All you have to do is pay a small fee to start a scanning routine, which reveals to you the vaguely approximate location of an EXALT outpost. “The base is in the Northern hemisphere” says one clue, while another might say “The base isn't in Eastern Europe”. Following fairly simple logic cues like this for as long as you want or need, it's your job to lob an accurate J'accuse at the right Council nation. Fuck it up and incriminate an innocent country, and they'll retaliate by leaving the Council altogether, pulling their financial contributions in one fell swoop.

Not the smartest of political moves with Humanity on the brink, story-wise – but it poses an interesting challenge nevertheless.

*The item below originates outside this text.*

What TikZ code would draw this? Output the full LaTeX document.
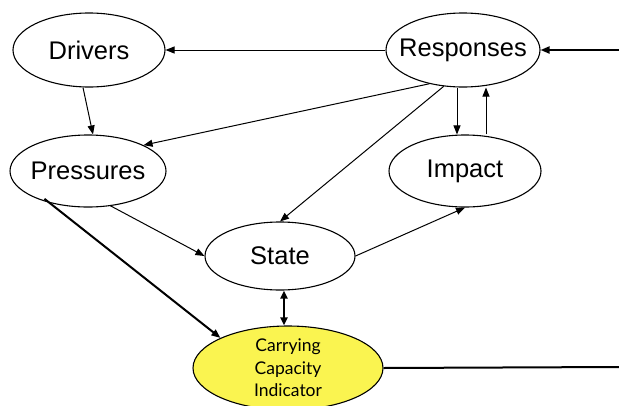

The long and short of it is that you might hit a little too hard a little too soon with this expansion, but that's largely only if you crave the kind of masochistic experience an Impossible Ironman run can offer. You're still entirely free to play the way you want to play; so if you're interested in a parti-colored all-female team of wunderkind gene-modded Action Chicks, you can do that. You can still rename your soldiers to whatever you'd like, and you're now able to pick and choose their spoken language. Your Brazilian troopers will speak in Portuguese, the Mexicans and Spaniards in Spanish, while everyone from the ex-USSR will belt Russian at you. A lot of the game's offered nations didn't come with their own voice packs, however, so expect your Chinese or your Israelians to be as Midwestern as ever. It's nice, however, to play a game where not literally everyone seems to come from the United States despite the symbol on their flag patch – especially considering how XCOM is supposed to search for the pick of the litter in the internationally available armed forces.

Plus, it's a nice workout for my seldom-used Spanish. “Caminando al este llugar, Commandante.”

Uh, good job, Major Jimenez. Just don't botch your salvos too much, okay? You've got a big-ass minigun in place of a right arm, now. You have no right to miss that shot, do you hear me?!

Aaaand, of course, he misses.

Goddamnit.

Ah, XCOM. I wouldn't have it any other way.